Given information
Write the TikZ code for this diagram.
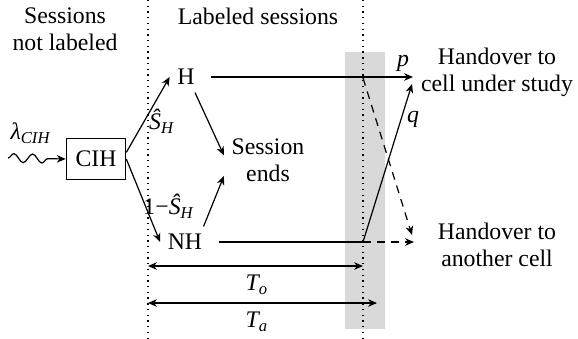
\documentclass[tikz,border=0pt]{standalone}
\usepackage{fontspec}
\setmainfont{Liberation Serif}
\usetikzlibrary{arrows.meta,decorations.pathmorphing,calc}
\begin{document}
\begin{tikzpicture}[x=0.4545pt,y=-0.4545pt,
  every node/.style={font=\rmfamily\fontsize{10.8}{12.2}\selectfont},
  conn/.style={line width=0.55pt,-{Stealth[length=4pt,width=3.4pt,inset=1.2pt]}},
  dconn/.style={conn,dash pattern=on 3.6pt off 2.8pt},
  dim/.style={line width=0.55pt,{Stealth[length=4pt,width=3.4pt,inset=1.2pt]}-{Stealth[length=4pt,width=3.4pt,inset=1.2pt]}},
  sep/.style={line width=0.6pt,dotted},
  lbl/.style={inner sep=1pt}]
\useasboundingbox (0,0) rectangle (578,339);
% gray band
\fill[gray!30] (345,52) rectangle (385,329);
% dotted separators
\draw[sep] (148,0) -- (148,339);
\draw[sep] (363,0) -- (363,339);
% headers
\node[align=center] (hdr1) at (65,29) {Sessions\\not labeled};
\node (hdr2) at (258,16) {Labeled sessions};
% nodes
\node[draw,line width=0.55pt,minimum width=27pt,minimum height=18.6pt,inner sep=1pt] (CIH) at (96,159) {CIH};
\node (H) at (186,77) {H};
\node (NH) at (185,242) {NH};
\node[align=center] (SE) at (268,160) {Session\\ends};
\node[align=center] (HS) at (497,72) {Handover to\\cell under study};
\node[align=center] (HA) at (497,245) {Handover to\\another cell};
% coordinates
\coordinate (src) at (8,158);
\coordinate (X1) at (363,78);
\coordinate (X2) at (363,242);
\coordinate (pE) at (413,77);
\coordinate (qE) at (412,84);
\coordinate (dE) at (412,235);
\coordinate (nE) at (414,242);
\coordinate (L1) at (148,266);
\coordinate (R1) at (363,266);
\coordinate (L2) at (148,303);
\coordinate (R2) at (377,303);
% arrival
\draw[conn,decorate,decoration={snake,amplitude=2pt,segment length=8.5pt,post length=4pt}] (src) -- (CIH.west);
\node[lbl] (lam) at (31,133) {\textit{λ}\textsubscript{\textit{CIH}}};
% branches
\draw[conn] ([yshift=3pt]CIH.east) -- (H.west);
\draw[conn] (CIH.east) -- (NH.west);
\node[lbl] (sH) at (162,121) {\textit{Ŝ}\textsubscript{\textit{H}}};
\node[lbl] (sNH) at (169,206) {1−\textit{Ŝ}\textsubscript{\textit{H}}};
\draw[conn] (H.-60) -- (SE.174);
\draw[conn] (NH.40) -- (SE.200);
% handovers
\draw[conn,shorten <=4pt] (H.east) -- (pE);
\node[lbl] (plab) at (403,63) {\textit{p}};
\draw[line width=0.55pt,shorten <=4pt] (NH.east) -- (X2);
\draw[dconn] (X2) -- (nE);
\draw[dconn] (X1) -- (dE);
\draw[conn] (X2) -- (qE);
\node[lbl] (qlab) at (413,119) {\textit{q}};
% times
\draw[dim] (L1) -- (R1);
\node (To) at (257,285) {\textit{T\textsubscript{o}}};
\draw[dim] (L2) -- (R2);
\node (Ta) at (257,322) {\textit{T\textsubscript{a}}};
\end{tikzpicture}
\end{document}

What you should do
Copy out all of the material exactly as written, without its pictures.

Response
Write the TikZ code for this diagram.
\documentclass[tikz,border=0pt]{standalone}
\usepackage{fontspec}
\setmainfont{Liberation Serif}
\usetikzlibrary{arrows.meta,decorations.pathmorphing,calc}
\begin{document}
\begin{tikzpicture}[x=0.4545pt,y=-0.4545pt,
  every node/.style={font=\rmfamily\fontsize{10.8}{12.2}\selectfont},
  conn/.style={line width=0.55pt,-{Stealth[length=4pt,width=3.4pt,inset=1.2pt]}},
  dconn/.style={conn,dash pattern=on 3.6pt off 2.8pt},
  dim/.style={line width=0.55pt,{Stealth[length=4pt,width=3.4pt,inset=1.2pt]}-{Stealth[length=4pt,width=3.4pt,inset=1.2pt]}},
  sep/.style={line width=0.6pt,dotted},
  lbl/.style={inner sep=1pt}]
\useasboundingbox (0,0) rectangle (578,339);
% gray band
\fill[gray!30] (345,52) rectangle (385,329);
% dotted separators
\draw[sep] (148,0) -- (148,339);
\draw[sep] (363,0) -- (363,339);
% headers
\node[align=center] (hdr1) at (65,29) {Sessions\\not labeled};
\node (hdr2) at (258,16) {Labeled sessions};
% nodes
\node[draw,line width=0.55pt,minimum width=27pt,minimum height=18.6pt,inner sep=1pt] (CIH) at (96,159) {CIH};
\node (H) at (186,77) {H};
\node (NH) at (185,242) {NH};
\node[align=center] (SE) at (268,160) {Session\\ends};
\node[align=center] (HS) at (497,72) {Handover to\\cell under study};
\node[align=center] (HA) at (497,245) {Handover to\\another cell};
% coordinates
\coordinate (src) at (8,158);
\coordinate (X1) at (363,78);
\coordinate (X2) at (363,242);
\coordinate (pE) at (413,77);
\coordinate (qE) at (412,84);
\coordinate (dE) at (412,235);
\coordinate (nE) at (414,242);
\coordinate (L1) at (148,266);
\coordinate (R1) at (363,266);
\coordinate (L2) at (148,303);
\coordinate (R2) at (377,303);
% arrival
\draw[conn,decorate,decoration={snake,amplitude=2pt,segment length=8.5pt,post length=4pt}] (src) -- (CIH.west);
\node[lbl] (lam) at (31,133) {\textit{λ}\textsubscript{\textit{CIH}}};
% branches
\draw[conn] ([yshift=3pt]CIH.east) -- (H.west);
\draw[conn] (CIH.east) -- (NH.west);
\node[lbl] (sH) at (162,121) {\textit{Ŝ}\textsubscript{\textit{H}}};
\node[lbl] (sNH) at (169,206) {1−\textit{Ŝ}\textsubscript{\textit{H}}};
\draw[conn] (H.-60) -- (SE.174);
\draw[conn] (NH.40) -- (SE.200);
% handovers
\draw[conn,shorten <=4pt] (H.east) -- (pE);
\node[lbl] (plab) at (403,63) {\textit{p}};
\draw[line width=0.55pt,shorten <=4pt] (NH.east) -- (X2);
\draw[dconn] (X2) -- (nE);
\draw[dconn] (X1) -- (dE);
\draw[conn] (X2) -- (qE);
\node[lbl] (qlab) at (413,119) {\textit{q}};
% times
\draw[dim] (L1) -- (R1);
\node (To) at (257,285) {\textit{T\textsubscript{o}}};
\draw[dim] (L2) -- (R2);
\node (Ta) at (257,322) {\textit{T\textsubscript{a}}};
\end{tikzpicture}
\end{document}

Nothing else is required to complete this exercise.